A minha, a sua, a nossa escuridão
por Cris Lira
Cada livro que lemos deixa em nós tatuagens mais ou menos fortes. Algumas estarão sempre na pele, na lembrança da experiência, do quase corte. Outras serão fugazes e saltitantes, desaparecendo com o tempo e com a esperança de que novas se sobreponham àquelas. Mas há outras, muito seletas, que marcam pela memória compartilhada que trazem consigo. Para sempre na minha carne, tenho agora a bofetada que o romance Na Escuridão, Amanhã, de Rogério Pereira, desenhou em mim.

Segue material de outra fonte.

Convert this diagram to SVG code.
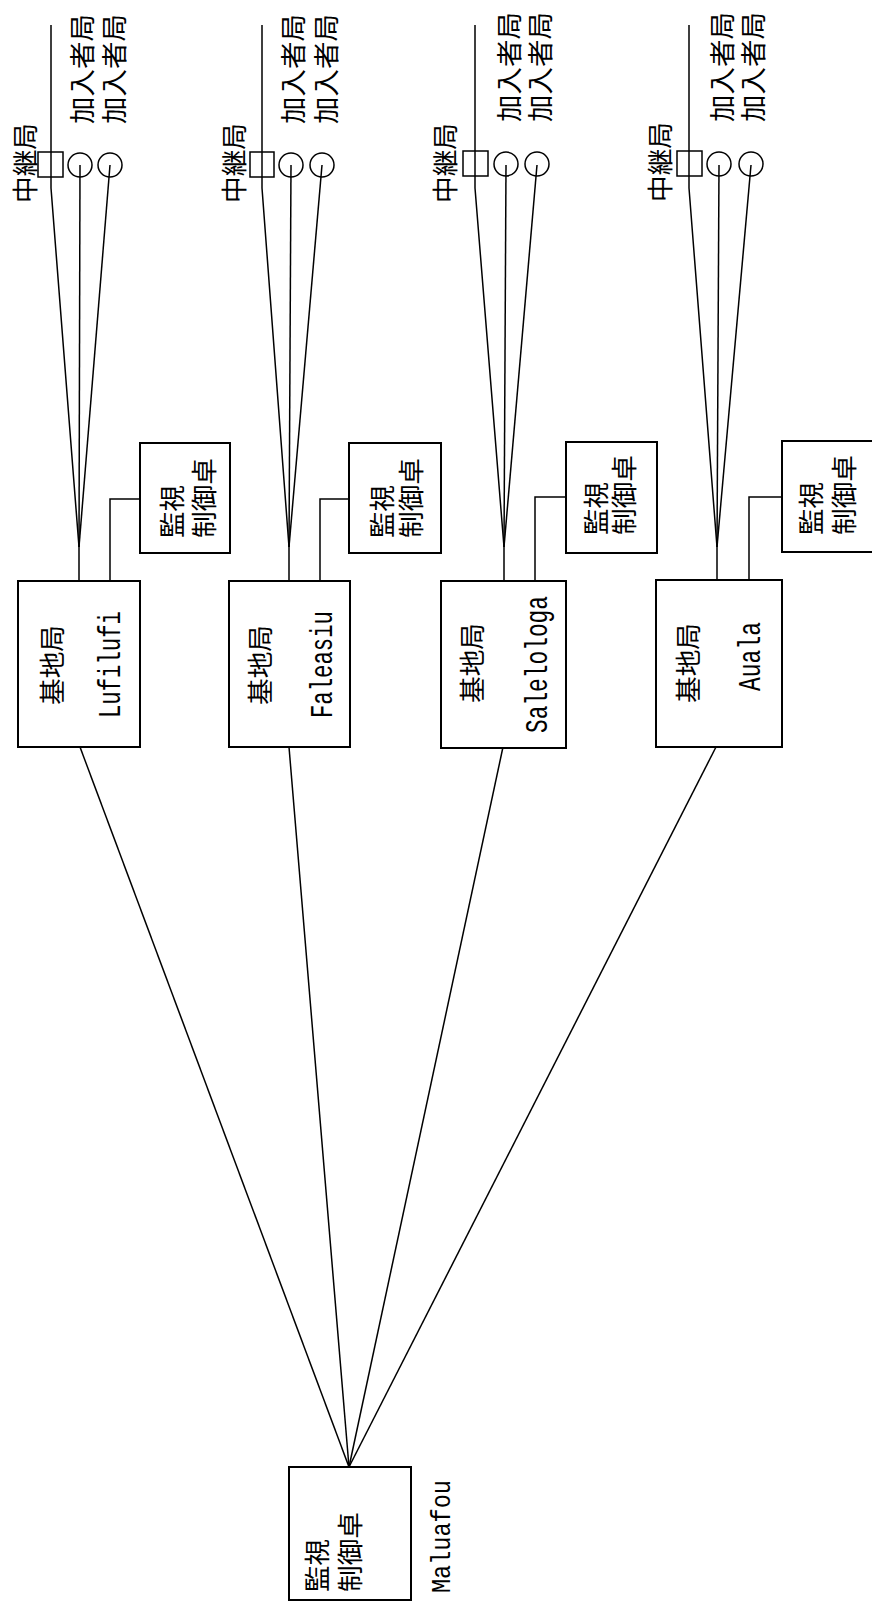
<svg xmlns="http://www.w3.org/2000/svg" width="872" height="1608" viewBox="0 0 872 1608">
<style>
.bg{fill:#ffffff}
.box{fill:#ffffff;stroke:#000;stroke-width:2}
.sym{fill:none;stroke:#000;stroke-width:1.5}
.ln{fill:none;stroke:#000;stroke-width:1.5}
.cjk{font-family:"Noto Sans CJK JP","Noto Sans CJK SC",sans-serif;font-size:26px;fill:#000;dominant-baseline:central}
.mono{font-family:"Liberation Mono",monospace;font-size:32px;fill:#000}
.mono2{font-family:"Liberation Mono",monospace;font-size:28px;fill:#000}
</style>
<rect class="bg" x="0" y="0" width="872" height="1608"/>

<g id="connectors">
  <polyline class="ln" points="51,25 51,188 79,547 79,581"/>
  <polyline class="ln" points="80,165 79,547"/>
  <polyline class="ln" points="110,165 79,547"/>
  <polyline class="ln" points="110,581 110,499 140,499"/>
  <line class="ln" x1="80" y1="747" x2="349" y2="1467"/>
  <polyline class="ln" points="262,25 262,188 289,547 289,581"/>
  <polyline class="ln" points="291,165 289,547"/>
  <polyline class="ln" points="322,165 289,547"/>
  <polyline class="ln" points="320,581 320,499 349,499"/>
  <line class="ln" x1="289" y1="747" x2="349" y2="1467"/>
  <polyline class="ln" points="475,25 475,188 504,547 504,581"/>
  <polyline class="ln" points="506,165 504,547"/>
  <polyline class="ln" points="537,165 504,547"/>
  <polyline class="ln" points="535,581 535,497 566,497"/>
  <line class="ln" x1="503" y1="747" x2="349" y2="1467"/>
  <polyline class="ln" points="689,25 689,188 717,547 717,581"/>
  <polyline class="ln" points="719,165 717,547"/>
  <polyline class="ln" points="751,165 717,547"/>
  <polyline class="ln" points="749,581 749,497 782,497"/>
  <line class="ln" x1="716" y1="747" x2="349" y2="1467"/>
</g>

<g id="relay1">
  <rect class="sym" x="38" y="152" width="25" height="25"/>
  <text class="cjk" transform="translate(23,203) rotate(-90)" textLength="80" lengthAdjust="spacingAndGlyphs">中継局</text>
</g>
<g id="sub1a">
  <circle class="sym" cx="80" cy="165" r="12"/>
  <text class="cjk" transform="translate(80,124) rotate(-90)" textLength="110" lengthAdjust="spacingAndGlyphs">加入者局</text>
</g>
<g id="sub1b">
  <circle class="sym" cx="110" cy="165" r="12"/>
  <text class="cjk" transform="translate(112,124) rotate(-90)" textLength="110" lengthAdjust="spacingAndGlyphs">加入者局</text>
</g>
<g id="base1">
  <rect class="box" x="18" y="581" width="122" height="166"/>
  <text class="cjk" transform="translate(50,705) rotate(-90)" textLength="80" lengthAdjust="spacingAndGlyphs">基地局</text>
  <text class="mono" transform="translate(120,718) rotate(-90)" textLength="107" lengthAdjust="spacingAndGlyphs">Lufilufi</text>
</g>
<g id="console1">
  <rect class="box" x="140" y="443" width="90" height="110"/>
  <text class="cjk" transform="translate(170,538) rotate(-90)" textLength="53" lengthAdjust="spacingAndGlyphs">監視</text>
  <text class="cjk" transform="translate(202,538) rotate(-90)" textLength="80" lengthAdjust="spacingAndGlyphs">制御卓</text>
</g>

<g id="relay2">
  <rect class="sym" x="250" y="152" width="24" height="25"/>
  <text class="cjk" transform="translate(232,203) rotate(-90)" textLength="80" lengthAdjust="spacingAndGlyphs">中継局</text>
</g>
<g id="sub2a">
  <circle class="sym" cx="291" cy="165" r="12"/>
  <text class="cjk" transform="translate(291,124) rotate(-90)" textLength="110" lengthAdjust="spacingAndGlyphs">加入者局</text>
</g>
<g id="sub2b">
  <circle class="sym" cx="322" cy="165" r="12"/>
  <text class="cjk" transform="translate(324,124) rotate(-90)" textLength="110" lengthAdjust="spacingAndGlyphs">加入者局</text>
</g>
<g id="base2">
  <rect class="box" x="229" y="581" width="121" height="166"/>
  <text class="cjk" transform="translate(258,705) rotate(-90)" textLength="80" lengthAdjust="spacingAndGlyphs">基地局</text>
  <text class="mono" transform="translate(332,718) rotate(-90)" textLength="107" lengthAdjust="spacingAndGlyphs">Faleasiu</text>
</g>
<g id="console2">
  <rect class="box" x="349" y="443" width="92" height="110"/>
  <text class="cjk" transform="translate(380,538) rotate(-90)" textLength="53" lengthAdjust="spacingAndGlyphs">監視</text>
  <text class="cjk" transform="translate(409,538) rotate(-90)" textLength="80" lengthAdjust="spacingAndGlyphs">制御卓</text>
</g>

<g id="relay3">
  <rect class="sym" x="463" y="151" width="25" height="25"/>
  <text class="cjk" transform="translate(443,203) rotate(-90)" textLength="80" lengthAdjust="spacingAndGlyphs">中継局</text>
</g>
<g id="sub3a">
  <circle class="sym" cx="506" cy="164" r="12"/>
  <text class="cjk" transform="translate(507,122) rotate(-90)" textLength="110" lengthAdjust="spacingAndGlyphs">加入者局</text>
</g>
<g id="sub3b">
  <circle class="sym" cx="537" cy="164" r="12"/>
  <text class="cjk" transform="translate(538,122) rotate(-90)" textLength="110" lengthAdjust="spacingAndGlyphs">加入者局</text>
</g>
<g id="base3">
  <rect class="box" x="441" y="581" width="125" height="167"/>
  <text class="cjk" transform="translate(470,703) rotate(-90)" textLength="80" lengthAdjust="spacingAndGlyphs">基地局</text>
  <text class="mono" transform="translate(547,733) rotate(-90)" textLength="137" lengthAdjust="spacingAndGlyphs">Salelologa</text>
</g>
<g id="console3">
  <rect class="box" x="566" y="442" width="91" height="111"/>
  <text class="cjk" transform="translate(594,535) rotate(-90)" textLength="53" lengthAdjust="spacingAndGlyphs">監視</text>
  <text class="cjk" transform="translate(622,535) rotate(-90)" textLength="80" lengthAdjust="spacingAndGlyphs">制御卓</text>
</g>

<g id="relay4">
  <rect class="sym" x="677" y="151" width="25" height="25"/>
  <text class="cjk" transform="translate(658,202) rotate(-90)" textLength="80" lengthAdjust="spacingAndGlyphs">中継局</text>
</g>
<g id="sub4a">
  <circle class="sym" cx="719" cy="164" r="12"/>
  <text class="cjk" transform="translate(720,122) rotate(-90)" textLength="110" lengthAdjust="spacingAndGlyphs">加入者局</text>
</g>
<g id="sub4b">
  <circle class="sym" cx="751" cy="164" r="12"/>
  <text class="cjk" transform="translate(751,122) rotate(-90)" textLength="110" lengthAdjust="spacingAndGlyphs">加入者局</text>
</g>
<g id="base4">
  <rect class="box" x="656" y="580" width="126" height="167"/>
  <text class="cjk" transform="translate(686,703) rotate(-90)" textLength="80" lengthAdjust="spacingAndGlyphs">基地局</text>
  <text class="mono" transform="translate(760,691) rotate(-90)" textLength="69" lengthAdjust="spacingAndGlyphs">Auala</text>
</g>
<g id="console4">
  <rect class="box" x="782" y="441" width="96" height="111"/>
  <text class="cjk" transform="translate(809,535) rotate(-90)" textLength="53" lengthAdjust="spacingAndGlyphs">監視</text>
  <text class="cjk" transform="translate(842,535) rotate(-90)" textLength="80" lengthAdjust="spacingAndGlyphs">制御卓</text>
</g>

<g id="central">
  <rect class="box" x="289" y="1467" width="122" height="133"/>
  <text class="cjk" transform="translate(315,1592) rotate(-90)" textLength="53" lengthAdjust="spacingAndGlyphs">監視</text>
  <text class="cjk" transform="translate(348,1592) rotate(-90)" textLength="80" lengthAdjust="spacingAndGlyphs">制御卓</text>
  <text class="mono2" transform="translate(450,1593) rotate(-90)" textLength="113" lengthAdjust="spacingAndGlyphs">Maluafou</text>
</g>
</svg>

Catarinense radicado em Curitiba, idealizador do jornal de literatura Rascunho e organizador do Paiol literário, Pereira estreia sua atividade romanesca com uma narrativa intimista, densa e de elevação poética muito marcante. As imagens apresentadas durante a história de uma família que sai do campo e segue para a cidade, nomeada apenas como “C.”, despertam as memórias mais intrínsecas, tanto das vozes da própria narrativa quanto as do recôndito do leitor. Em meio a este “acordar” dos porões da alma humana, que universaliza a obra, e dos diálogos com os ecos da própria história de tantos outros brasileiros em constante migração, o romance de Pereira é uma tentativa de narrar a violência enquanto que, ao mesmo tempo, aponta o fracasso de conseguir alcançá-la em sua plenitude, afinal, “As palavras nunca serão suficientes. Ou há palavra que nos salve?”
Como o exercício de olhar para um álbum de fotografias que mais esconde do que revela a respeito das pessoas que são ali eternizadas, a história tenta capturar ausências. Os espaços em branco deixados no início de capítulos e cartas parecem uma tentativa geográfica de apontar a impossibilidade de se contar tudo. Somos guiados pela narrativa como se estivéssemos a remexer em uma velha caixa de correspondências, aventurando-nos pela leitura das cartas que são endereçadas a uma figura em sua distância imponente de pai. Ao mesmo tempo, durante os capítulos, acessamos a vida da família na sua cotidianidade, tanto quando eles habitavam o lugar primevo, com os urros da matança do porco povoando a memória, quanto no caminhar pelo Passeio Público ao lado do tão perto e tão longe pai.
Romance de sinestesias, a experiência dos pequenos momentos de lembrança de alguma felicidade dá-se através da cor e do sabor das jabuticabas, dos sons em um bailinho atrás da igreja e da textura na iniciação dos prazeres do corpo que se dão permeados pelo desejo e pela culpa. Já o trauma e o sofrimento são alimentados pela visão da violência que se deseja esquecer. Mas a mácula permanece, tirando os freios da memória.
Ecoando as palavras de Luiz Ruffato, que assina a orelha do livro, Rogério Pereira é, de fato, uma das promessas da literatura brasileira contemporânea. Em Na Escuridão, Amanhã temos uma amostra do potencial de sua escritura. Vale agora um convite à la Clarice Lispector, “Renda‑se, como eu me rendi.”
“Eu trouxe a fotografia, pai. Carrego-a comigo (…). De onde saiu aquele fotógrafo? Nós lá, cercados de animais, e na única fotografia da infância (…). Eu, na garupa do inerte pangaré, estampo a expressão do desespero. Você sempre me disse isso. É a única frase tua que ficou: ‘Você é um desesperado, meu filho’.”
Trecho do romance Na Escuridão, Amanhã, lançado em 2013 pela Editora Cosac Naif.